■ What the task requires ■
Images should be left out, and everything else in the listing reproduced exactly.

##### Provided material

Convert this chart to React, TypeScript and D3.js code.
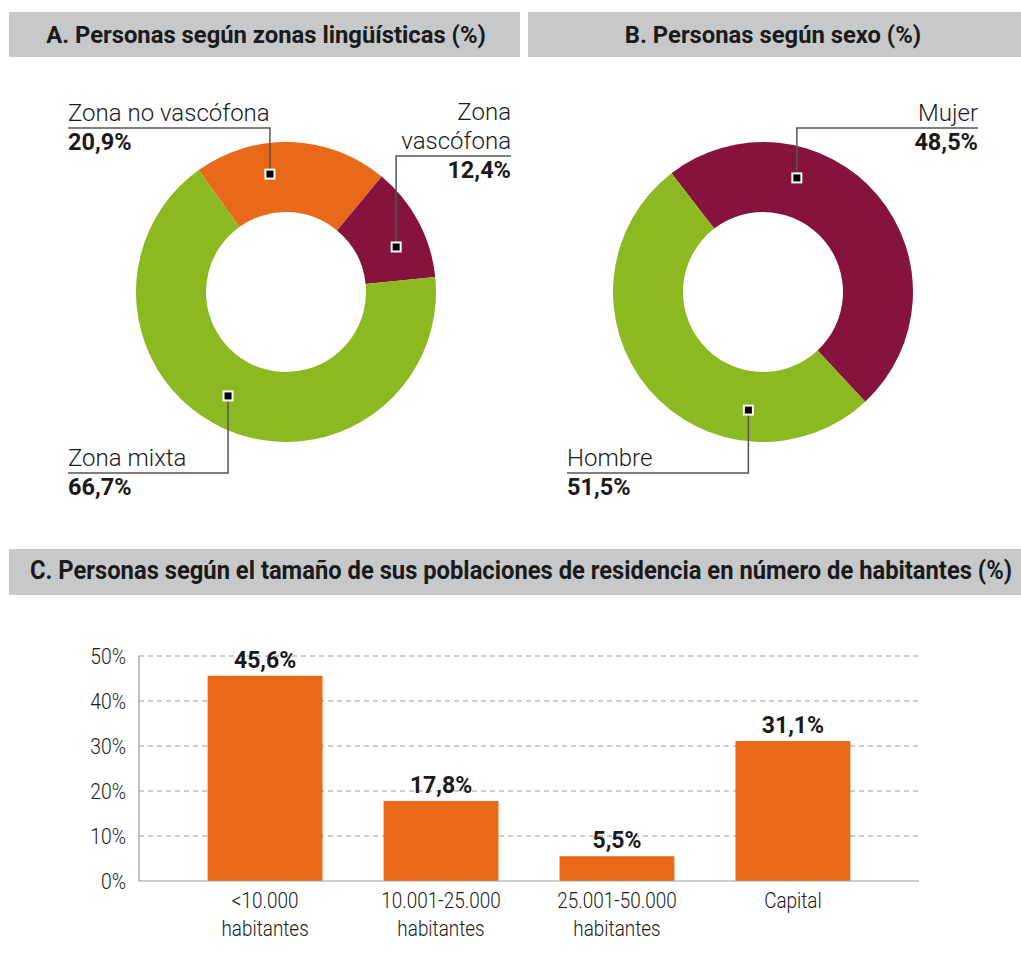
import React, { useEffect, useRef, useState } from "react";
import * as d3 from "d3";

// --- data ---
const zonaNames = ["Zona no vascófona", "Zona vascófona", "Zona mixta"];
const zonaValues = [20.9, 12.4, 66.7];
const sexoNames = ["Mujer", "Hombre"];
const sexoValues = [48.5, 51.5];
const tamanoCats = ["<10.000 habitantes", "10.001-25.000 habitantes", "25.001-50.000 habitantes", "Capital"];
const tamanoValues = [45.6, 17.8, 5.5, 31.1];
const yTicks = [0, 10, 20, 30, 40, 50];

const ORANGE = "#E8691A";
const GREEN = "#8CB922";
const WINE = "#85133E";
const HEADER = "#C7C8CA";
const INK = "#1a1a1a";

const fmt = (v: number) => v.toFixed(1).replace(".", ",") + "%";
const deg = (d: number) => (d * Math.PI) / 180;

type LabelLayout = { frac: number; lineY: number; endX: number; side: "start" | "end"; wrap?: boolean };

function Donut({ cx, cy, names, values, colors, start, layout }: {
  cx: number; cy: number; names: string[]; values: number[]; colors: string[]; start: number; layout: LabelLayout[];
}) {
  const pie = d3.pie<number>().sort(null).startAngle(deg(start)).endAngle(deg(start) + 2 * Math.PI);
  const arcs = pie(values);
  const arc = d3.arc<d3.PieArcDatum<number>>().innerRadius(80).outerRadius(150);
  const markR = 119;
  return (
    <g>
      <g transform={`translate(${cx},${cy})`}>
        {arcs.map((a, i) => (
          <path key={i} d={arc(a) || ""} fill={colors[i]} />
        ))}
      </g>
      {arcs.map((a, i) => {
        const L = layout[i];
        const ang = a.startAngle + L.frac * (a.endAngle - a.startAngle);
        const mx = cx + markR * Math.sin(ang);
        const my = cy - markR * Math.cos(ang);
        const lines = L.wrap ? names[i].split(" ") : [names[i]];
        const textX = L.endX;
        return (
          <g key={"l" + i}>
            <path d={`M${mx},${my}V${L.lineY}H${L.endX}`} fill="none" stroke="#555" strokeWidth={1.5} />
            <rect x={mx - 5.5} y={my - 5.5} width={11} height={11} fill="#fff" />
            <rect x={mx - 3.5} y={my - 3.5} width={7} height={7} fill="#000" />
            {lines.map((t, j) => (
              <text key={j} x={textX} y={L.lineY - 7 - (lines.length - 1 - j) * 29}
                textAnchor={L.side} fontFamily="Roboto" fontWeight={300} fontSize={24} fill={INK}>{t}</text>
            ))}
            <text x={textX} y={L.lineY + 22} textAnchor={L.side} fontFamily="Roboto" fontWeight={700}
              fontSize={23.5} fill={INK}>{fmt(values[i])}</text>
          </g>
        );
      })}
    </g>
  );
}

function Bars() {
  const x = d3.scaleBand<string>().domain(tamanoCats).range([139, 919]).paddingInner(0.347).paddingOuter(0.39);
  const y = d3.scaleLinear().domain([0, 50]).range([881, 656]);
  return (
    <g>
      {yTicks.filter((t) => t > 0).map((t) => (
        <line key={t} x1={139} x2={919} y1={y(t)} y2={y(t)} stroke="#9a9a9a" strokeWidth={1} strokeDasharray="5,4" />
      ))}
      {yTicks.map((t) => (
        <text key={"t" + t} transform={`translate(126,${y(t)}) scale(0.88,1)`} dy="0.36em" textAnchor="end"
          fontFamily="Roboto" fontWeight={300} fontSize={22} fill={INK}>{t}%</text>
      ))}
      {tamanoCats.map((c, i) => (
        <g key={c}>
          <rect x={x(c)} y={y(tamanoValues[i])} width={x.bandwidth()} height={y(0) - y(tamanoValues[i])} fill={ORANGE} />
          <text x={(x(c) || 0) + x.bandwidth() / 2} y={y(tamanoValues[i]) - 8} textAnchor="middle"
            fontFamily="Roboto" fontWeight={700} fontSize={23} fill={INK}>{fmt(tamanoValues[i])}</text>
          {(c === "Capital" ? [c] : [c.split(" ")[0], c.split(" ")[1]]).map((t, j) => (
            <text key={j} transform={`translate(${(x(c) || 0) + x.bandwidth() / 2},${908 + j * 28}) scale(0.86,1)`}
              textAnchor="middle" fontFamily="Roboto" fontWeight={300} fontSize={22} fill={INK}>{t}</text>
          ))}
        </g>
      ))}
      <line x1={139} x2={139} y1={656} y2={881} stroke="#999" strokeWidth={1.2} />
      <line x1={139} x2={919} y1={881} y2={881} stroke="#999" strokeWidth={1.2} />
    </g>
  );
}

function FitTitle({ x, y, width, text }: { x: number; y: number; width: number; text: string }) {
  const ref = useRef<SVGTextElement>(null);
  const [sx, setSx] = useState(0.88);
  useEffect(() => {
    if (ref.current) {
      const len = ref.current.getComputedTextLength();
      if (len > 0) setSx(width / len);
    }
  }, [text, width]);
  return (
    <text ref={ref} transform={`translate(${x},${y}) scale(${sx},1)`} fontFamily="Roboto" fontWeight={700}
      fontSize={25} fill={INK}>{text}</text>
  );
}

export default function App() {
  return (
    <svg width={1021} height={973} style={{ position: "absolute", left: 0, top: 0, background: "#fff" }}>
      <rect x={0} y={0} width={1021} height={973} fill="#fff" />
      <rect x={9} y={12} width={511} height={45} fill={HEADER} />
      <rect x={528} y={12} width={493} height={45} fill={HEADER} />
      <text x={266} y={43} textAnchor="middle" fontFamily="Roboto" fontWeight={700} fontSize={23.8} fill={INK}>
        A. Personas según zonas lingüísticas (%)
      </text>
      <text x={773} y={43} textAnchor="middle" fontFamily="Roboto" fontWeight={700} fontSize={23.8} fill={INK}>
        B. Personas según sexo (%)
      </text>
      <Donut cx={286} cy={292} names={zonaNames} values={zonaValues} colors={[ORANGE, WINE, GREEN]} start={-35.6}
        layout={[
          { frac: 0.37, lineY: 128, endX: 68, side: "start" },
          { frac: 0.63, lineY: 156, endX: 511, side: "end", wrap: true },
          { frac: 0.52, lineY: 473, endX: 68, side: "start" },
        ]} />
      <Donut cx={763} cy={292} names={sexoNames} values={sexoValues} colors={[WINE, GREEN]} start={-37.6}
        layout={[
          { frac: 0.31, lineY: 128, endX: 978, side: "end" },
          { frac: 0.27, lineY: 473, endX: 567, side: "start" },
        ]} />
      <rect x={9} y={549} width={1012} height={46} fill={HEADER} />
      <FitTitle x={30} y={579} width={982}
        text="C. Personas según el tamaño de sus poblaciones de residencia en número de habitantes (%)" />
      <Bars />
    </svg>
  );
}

##########

■ Answer to the exercise ■
Convert this chart to React, TypeScript and D3.js code.
import React, { useEffect, useRef, useState } from "react";
import * as d3 from "d3";

// --- data ---
const zonaNames = ["Zona no vascófona", "Zona vascófona", "Zona mixta"];
const zonaValues = [20.9, 12.4, 66.7];
const sexoNames = ["Mujer", "Hombre"];
const sexoValues = [48.5, 51.5];
const tamanoCats = ["<10.000 habitantes", "10.001-25.000 habitantes", "25.001-50.000 habitantes", "Capital"];
const tamanoValues = [45.6, 17.8, 5.5, 31.1];
const yTicks = [0, 10, 20, 30, 40, 50];

const ORANGE = "#E8691A";
const GREEN = "#8CB922";
const WINE = "#85133E";
const HEADER = "#C7C8CA";
const INK = "#1a1a1a";

const fmt = (v: number) => v.toFixed(1).replace(".", ",") + "%";
const deg = (d: number) => (d * Math.PI) / 180;

type LabelLayout = { frac: number; lineY: number; endX: number; side: "start" | "end"; wrap?: boolean };

function Donut({ cx, cy, names, values, colors, start, layout }: {
  cx: number; cy: number; names: string[]; values: number[]; colors: string[]; start: number; layout: LabelLayout[];
}) {
  const pie = d3.pie<number>().sort(null).startAngle(deg(start)).endAngle(deg(start) + 2 * Math.PI);
  const arcs = pie(values);
  const arc = d3.arc<d3.PieArcDatum<number>>().innerRadius(80).outerRadius(150);
  const markR = 119;
  return (
    <g>
      <g transform={`translate(${cx},${cy})`}>
        {arcs.map((a, i) => (
          <path key={i} d={arc(a) || ""} fill={colors[i]} />
        ))}
      </g>
      {arcs.map((a, i) => {
        const L = layout[i];
        const ang = a.startAngle + L.frac * (a.endAngle - a.startAngle);
        const mx = cx + markR * Math.sin(ang);
        const my = cy - markR * Math.cos(ang);
        const lines = L.wrap ? names[i].split(" ") : [names[i]];
        const textX = L.endX;
        return (
          <g key={"l" + i}>
            <path d={`M${mx},${my}V${L.lineY}H${L.endX}`} fill="none" stroke="#555" strokeWidth={1.5} />
            <rect x={mx - 5.5} y={my - 5.5} width={11} height={11} fill="#fff" />
            <rect x={mx - 3.5} y={my - 3.5} width={7} height={7} fill="#000" />
            {lines.map((t, j) => (
              <text key={j} x={textX} y={L.lineY - 7 - (lines.length - 1 - j) * 29}
                textAnchor={L.side} fontFamily="Roboto" fontWeight={300} fontSize={24} fill={INK}>{t}</text>
            ))}
            <text x={textX} y={L.lineY + 22} textAnchor={L.side} fontFamily="Roboto" fontWeight={700}
              fontSize={23.5} fill={INK}>{fmt(values[i])}</text>
          </g>
        );
      })}
    </g>
  );
}

function Bars() {
  const x = d3.scaleBand<string>().domain(tamanoCats).range([139, 919]).paddingInner(0.347).paddingOuter(0.39);
  const y = d3.scaleLinear().domain([0, 50]).range([881, 656]);
  return (
    <g>
      {yTicks.filter((t) => t > 0).map((t) => (
        <line key={t} x1={139} x2={919} y1={y(t)} y2={y(t)} stroke="#9a9a9a" strokeWidth={1} strokeDasharray="5,4" />
      ))}
      {yTicks.map((t) => (
        <text key={"t" + t} transform={`translate(126,${y(t)}) scale(0.88,1)`} dy="0.36em" textAnchor="end"
          fontFamily="Roboto" fontWeight={300} fontSize={22} fill={INK}>{t}%</text>
      ))}
      {tamanoCats.map((c, i) => (
        <g key={c}>
          <rect x={x(c)} y={y(tamanoValues[i])} width={x.bandwidth()} height={y(0) - y(tamanoValues[i])} fill={ORANGE} />
          <text x={(x(c) || 0) + x.bandwidth() / 2} y={y(tamanoValues[i]) - 8} textAnchor="middle"
            fontFamily="Roboto" fontWeight={700} fontSize={23} fill={INK}>{fmt(tamanoValues[i])}</text>
          {(c === "Capital" ? [c] : [c.split(" ")[0], c.split(" ")[1]]).map((t, j) => (
            <text key={j} transform={`translate(${(x(c) || 0) + x.bandwidth() / 2},${908 + j * 28}) scale(0.86,1)`}
              textAnchor="middle" fontFamily="Roboto" fontWeight={300} fontSize={22} fill={INK}>{t}</text>
          ))}
        </g>
      ))}
      <line x1={139} x2={139} y1={656} y2={881} stroke="#999" strokeWidth={1.2} />
      <line x1={139} x2={919} y1={881} y2={881} stroke="#999" strokeWidth={1.2} />
    </g>
  );
}

function FitTitle({ x, y, width, text }: { x: number; y: number; width: number; text: string }) {
  const ref = useRef<SVGTextElement>(null);
  const [sx, setSx] = useState(0.88);
  useEffect(() => {
    if (ref.current) {
      const len = ref.current.getComputedTextLength();
      if (len > 0) setSx(width / len);
    }
  }, [text, width]);
  return (
    <text ref={ref} transform={`translate(${x},${y}) scale(${sx},1)`} fontFamily="Roboto" fontWeight={700}
      fontSize={25} fill={INK}>{text}</text>
  );
}

export default function App() {
  return (
    <svg width={1021} height={973} style={{ position: "absolute", left: 0, top: 0, background: "#fff" }}>
      <rect x={0} y={0} width={1021} height={973} fill="#fff" />
      <rect x={9} y={12} width={511} height={45} fill={HEADER} />
      <rect x={528} y={12} width={493} height={45} fill={HEADER} />
      <text x={266} y={43} textAnchor="middle" fontFamily="Roboto" fontWeight={700} fontSize={23.8} fill={INK}>
        A. Personas según zonas lingüísticas (%)
      </text>
      <text x={773} y={43} textAnchor="middle" fontFamily="Roboto" fontWeight={700} fontSize={23.8} fill={INK}>
        B. Personas según sexo (%)
      </text>
      <Donut cx={286} cy={292} names={zonaNames} values={zonaValues} colors={[ORANGE, WINE, GREEN]} start={-35.6}
        layout={[
          { frac: 0.37, lineY: 128, endX: 68, side: "start" },
          { frac: 0.63, lineY: 156, endX: 511, side: "end", wrap: true },
          { frac: 0.52, lineY: 473, endX: 68, side: "start" },
        ]} />
      <Donut cx={763} cy={292} names={sexoNames} values={sexoValues} colors={[WINE, GREEN]} start={-37.6}
        layout={[
          { frac: 0.31, lineY: 128, endX: 978, side: "end" },
          { frac: 0.27, lineY: 473, endX: 567, side: "start" },
        ]} />
      <rect x={9} y={549} width={1012} height={46} fill={HEADER} />
      <FitTitle x={30} y={579} width={982}
        text="C. Personas según el tamaño de sus poblaciones de residencia en número de habitantes (%)" />
      <Bars />
    </svg>
  );
}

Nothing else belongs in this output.